Sem dúvida o momento é de contrição.
Porém, parece que é feito sob medida, muito diferente do que se diz no início do responsório (que por ignorância erramos). Como se os excessos do carnaval fossem, não apenas previstos, mas encomendados.
De fato, não é muito difícil ver na história que o carnaval brasileiro está ligado à Igreja de Roma, que sempre permitiu seus excessos (afinal, depois os perdoava no confessionário ou na contrição das cinzas), para em seguida começar o duro período da quaresma.
Originalmente a quaresma deveria ser um período de preparação para acompanhar melhor a última semana de Jesus (que recebe tanto destaque dos Evangelhos) e lembrar os quarenta dias de jejum de nosso Senhor (Moisés e Elias também?) como preparação para um ministério que está para vir. É certo que nunca exigiu-se quarenta dias de jejum, mas abstinência de carnes e bebidas.
Mas, do que vale isso se o coração já estiver disposto antecipadamente a dizer: “vou aproveitar estes últimos dias em que a carne vale, já que depois serei obrigado a ficar quarenta dias mortificando meu apetite”. Pior! Quando o apetite transcende a gula e espraia-se em todas sorte de devassidão, a ponto de não se ver mais limites morais.
Agora... O que mais me espanta é: Como é que algo que tenha começado sob a tutela da religião tenha chegado a tal ponto?

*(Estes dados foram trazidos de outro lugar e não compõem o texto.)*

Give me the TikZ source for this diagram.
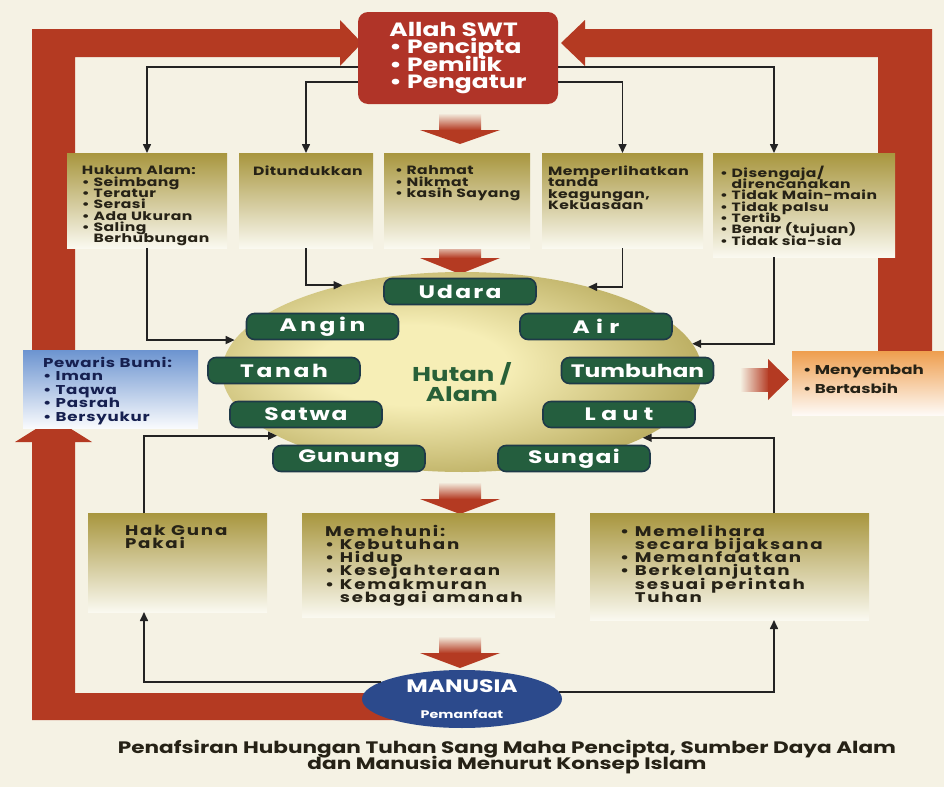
\documentclass[tikz,border=0pt]{standalone}
\usepackage{fontspec}
\setmainfont{Poppins}[FakeStretch=1.3]
\usetikzlibrary{arrows.meta,shapes.geometric}

\definecolor{cream}{RGB}{245,242,228}
\definecolor{framered}{RGB}{180,58,34}
\definecolor{boxred}{RGB}{176,52,40}
\definecolor{boxgold}{RGB}{168,150,62}
\definecolor{boxwhite}{RGB}{250,249,240}
\definecolor{pillgreen}{RGB}{36,94,62}
\definecolor{pilledge}{RGB}{30,58,72}
\definecolor{hutgreen}{RGB}{40,96,56}
\definecolor{ellin}{RGB}{246,238,182}
\definecolor{ellout}{RGB}{160,144,58}
\definecolor{skyblue}{RGB}{108,148,208}
\definecolor{navy}{RGB}{22,32,80}
\definecolor{orangetop}{RGB}{238,158,78}
\definecolor{manblue}{RGB}{44,74,140}
\definecolor{inkdark}{RGB}{38,34,22}
\definecolor{lineink}{RGB}{35,35,35}

\pgfdeclareradialshading{alamglow}{\pgfpoint{-6bp}{2bp}}{color(0bp)=(ellin); color(10bp)=(ellin); color(38bp)=(ellout); color(50bp)=(ellout); color(80bp)=(ellout)}

\newcommand\allahfont{\fontsize{9.6}{8.8}\selectfont\bfseries}
\newcommand\boxfont{\fontsize{6}{5.65}\selectfont\bfseries\addfontfeature{LetterSpace=4}}
\newcommand\lowfont{\fontsize{7}{6.6}\selectfont\bfseries\addfontfeature{LetterSpace=13}}
\newcommand\sidefont{\fontsize{6.4}{6.75}\selectfont\bfseries\addfontfeature{LetterSpace=6}}
\newcommand\pillfont{\fontsize{9}{9}\selectfont\bfseries}
\newcommand\capfont{\fontsize{8.3}{7.6}\selectfont\bfseries}
\newcommand\bul{\textbullet\ }
\newcommand\ind{\phantom{\textbullet\ }}
% width, height, left pad, top pad, text
\newcommand\boxtext[5]{\begin{minipage}[t][#2][t]{#1}\lineskiplimit=-100pt\lineskip=0pt\relax
  \vspace*{#4}\raggedright\leftskip=#3\relax #5\end{minipage}}

\tikzset{
  goldbox/.style={shade, top color=boxgold, middle color=boxgold!72!boxwhite, bottom color=boxwhite,
    anchor=north west, inner sep=0pt, outer sep=0pt, text=inkdark},
  pill/.style={rectangle, rounded corners=4pt, fill=pillgreen, draw=pilledge, line width=0.8pt,
    minimum width=76pt, minimum height=13pt, inner sep=0pt, text=white,
    font=\pillfont\addfontfeature{LetterSpace=#1}},
  pill/.default=0,
  conn/.style={draw=lineink, line width=0.8pt, -{Triangle[length=4.5pt,width=4pt]}},
  hutlabel/.style={align=center, font=\fontsize{10}{10}\selectfont\bfseries, text=hutgreen, yshift=-5pt},
}

\begin{document}
\begin{tikzpicture}[x=0.5pt,y=-0.5pt]
  \lineskiplimit=-100pt
  \useasboundingbox (0,0) rectangle (944,787);
  \fill[cream] (0,0) rectangle (944,787);

  % red frame
  \fill[framered] (405,720) -- (32,720) -- (32,442) -- (15,442) -- (53.5,418) -- (92,442)
    -- (75,442) -- (75,693) -- (405,693) -- cycle;
  \fill[framered] (32,352) -- (32,29) -- (340,29) -- (340,20) -- (362,43) -- (340,66)
    -- (340,57) -- (75,57) -- (75,352) -- cycle;
  \fill[framered] (932,352) -- (932,29) -- (585,29) -- (585,20) -- (561,43) -- (585,66)
    -- (585,57) -- (878,57) -- (878,352) -- cycle;

  % block arrows
  \foreach \ya/\yb/\yc in {113/130/144, 244/258/274, 482/499/514, 636/653/668}{
    \shade[top color=cream, bottom color=framered] (439,\ya) rectangle (481,\yb);
    \fill[framered] (420,\yb) -- (500,\yb) -- (460,\yc) -- cycle;
  }
  \shade[left color=cream, right color=framered] (740,368) rectangle (769,391);
  \fill[framered] (768,359) -- (789,379.5) -- (768,400) -- cycle;

  \coordinate (lcol) at (144,0);
  \coordinate (rcol) at (774,0);

  \node[rectangle, rounded corners=5pt, fill=boxred, minimum width=100pt, minimum height=46pt,
    text=white, align=left, font=\allahfont] (allah) at (458,58)
    {Allah SWT\\\bul Pencipta\\\bul Pemilik\\\bul Pengatur};

  % Hutan / Alam
  \node[ellipse, shading=alamglow, minimum width=240pt, minimum height=100pt, inner sep=0pt,
    outer sep=0pt, label={[hutlabel]center:{Hutan /\\Alam}}] (alam) at (462,372) {};
  \node[pill=12] (udara) at (460,291.5) {Udara};
  \node[pill=20] (angin) at (322.5,326.5) {Angin};
  \node[pill=35] (air) at (596,326.5) {Air};
  \node[pill=15] (tanah) at (284,370.5) {Tanah};
  \node[pill] (tumbuhan) at (637.5,370.5) {Tumbuhan};
  \node[pill=10] (satwa) at (306,414.5) {Satwa};
  \node[pill=30] (laut) at (619,414.5) {Laut};
  \node[pill=5] (gunung) at (349,458.5) {Gunung};
  \node[pill=8] (sungai) at (574,458.5) {Sungai};

  % top row
  \node[goldbox, font=\boxfont] (hukum) at (67,153) {\boxtext{80pt}{47.5pt}{7.5pt}{6.5pt}{Hukum Alam:\\
    \bul Seimbang\\\bul Teratur\\\bul Serasi\\\bul Ada Ukuran\\\bul Saling\\\ind Berhubungan}};
  \node[goldbox, font=\boxfont] (ditu) at (239,153) {\boxtext{67pt}{47.5pt}{7pt}{6.5pt}{Ditundukkan}};
  \node[goldbox, font=\boxfont] (rahmat) at (384,153) {\boxtext{73pt}{47.5pt}{5.5pt}{6.5pt}{\bul Rahmat\\
    \bul Nikmat\\\bul kasih Sayang}};
  \node[goldbox, font=\boxfont] (mem) at (542,153) {\boxtext{80.5pt}{47.5pt}{3pt}{6.5pt}{Memperlihatkan\\
    tanda\\keagungan,\\Kekuasaan}};
  \node[goldbox, font=\boxfont] (diseng) at (713,153) {\boxtext{91pt}{52pt}{3.5pt}{6.5pt}{\bul Disengaja/\\
    \ind direncanakan\\\bul Tidak Main-main\\\bul Tidak palsu\\\bul Tertib\\\bul Benar (tujuan)\\
    \bul Tidak sia-sia}};

  % bottom row
  \node[goldbox, font=\lowfont] (hak) at (88,513) {\boxtext{89.5pt}{49.5pt}{18.5pt}{6pt}{Hak Guna\\Pakai}};
  \node[goldbox, font=\lowfont] (memeh) at (302,513) {\boxtext{126.5pt}{52pt}{11.5pt}{6pt}{Memehuni:\\
    \bul Kebutuhan\\\bul Hidup\\\bul Kesejahteraan\\\bul Kemakmuran\\\ind sebagai amanah}};
  \node[goldbox, font=\lowfont] (pel) at (590,513) {\boxtext{139.5pt}{53.5pt}{15pt}{6pt}{\bul Memelihara\\
    \ind secara bijaksana\\\bul Memanfaatkan\\\bul Berkelanjutan\\\ind sesuai perintah\\\ind Tuhan}};

  % side boxes
  \node[goldbox, top color=skyblue, middle color=skyblue!55!white, bottom color=white!96!skyblue,
    text=navy, font=\sidefont] (pewaris) at (23,350) {\boxtext{87.5pt}{39pt}{10pt}{3.5pt}{Pewaris Bumi:\\
    \bul Iman\\\bul Taqwa\\\bul Pasrah\\\bul Bersyukur}};
  \node[goldbox, top color=orangetop, middle color=orangetop!50!white, bottom color=white!95!orangetop,
    font=\fontsize{6.4}{9.5}\selectfont\bfseries] (sembah) at (792,351)
    {\boxtext{76pt}{32pt}{5.5pt}{7pt}{\bul Menyembah\\\bul Bertasbih}};

  \node[ellipse, fill=manblue, minimum width=100pt, minimum height=29pt, inner sep=0pt, outer sep=0pt,
    text=white, align=center, font=\bfseries] (manusia) at (462,699)
    {{\fontsize{9}{9}\selectfont MANUSIA}\\[1pt]{\fontsize{5.5}{6}\selectfont Pemanfaat}};

  % connectors
  \draw[conn] (allah.west |- 0,67) -| (hukum.north);
  \draw[conn] (allah.west |- 0,82) -| (ditu.north);
  \draw[conn] (allah.east |- 0,82) -| (mem.north);
  \draw[conn] (allah.east |- 0,67) -| (rcol |- diseng.north);
  \draw[conn] (hukum.south) |- (alam.172);
  \draw[conn] (ditu.south) |- (alam.144);
  \draw[conn] (mem.south) |- (alam.34);
  \draw[conn] (rcol |- diseng.south) |- (alam.7.5);
  \draw[conn] (lcol |- hak.north) |- (alam.199);
  \draw[conn] (rcol |- pel.north) |- (alam.340);
  \draw[conn] (manusia.168) -| (lcol |- hak.south);
  \draw[conn] (manusia.4) -| (rcol |- pel.south);

  \node[align=center, font=\capfont, text=inkdark] (caption) at (507,757)
    {Penafsiran Hubungan Tuhan Sang Maha Pencipta, Sumber Daya Alam\\dan Manusia Menurut Konsep Islam};
\end{tikzpicture}
\end{document}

Na verdade, pode ser até difícil de explicar, mas é fácil de se encontrar outros exemplos, até na própria Bíblia: Quando Jeroboão dividiu Israel, formando o Reino do Norte, para prevenir uma futura reaproximação estabeleceu um novo tipo de culto, cuja celebrações, não muito tempo depois, transformaram-se em verdadeiras festas de orgia.
Um alerta deve sempre soar em nossas mentes: há um grande conteúdo comum entre idolatria e orgia: a satisfação do eu para a qual não há limites.
Qualquer adoração que for baseada no eu, fatalmente, mais cedo ou mais tarde, cairá no mesmo erro. Vejas os Grupos de Louvor nascidos dentro das igrejas protestantes tradicionais. Evoluíram. Cresceram. Saíram das Igrejas. Viraram blocos de Carnaval e hoje já podemos encontrar a versão Carnaval Gospel.
Como já dizia o Pregador: “não há nada de novo debaixo do sol”.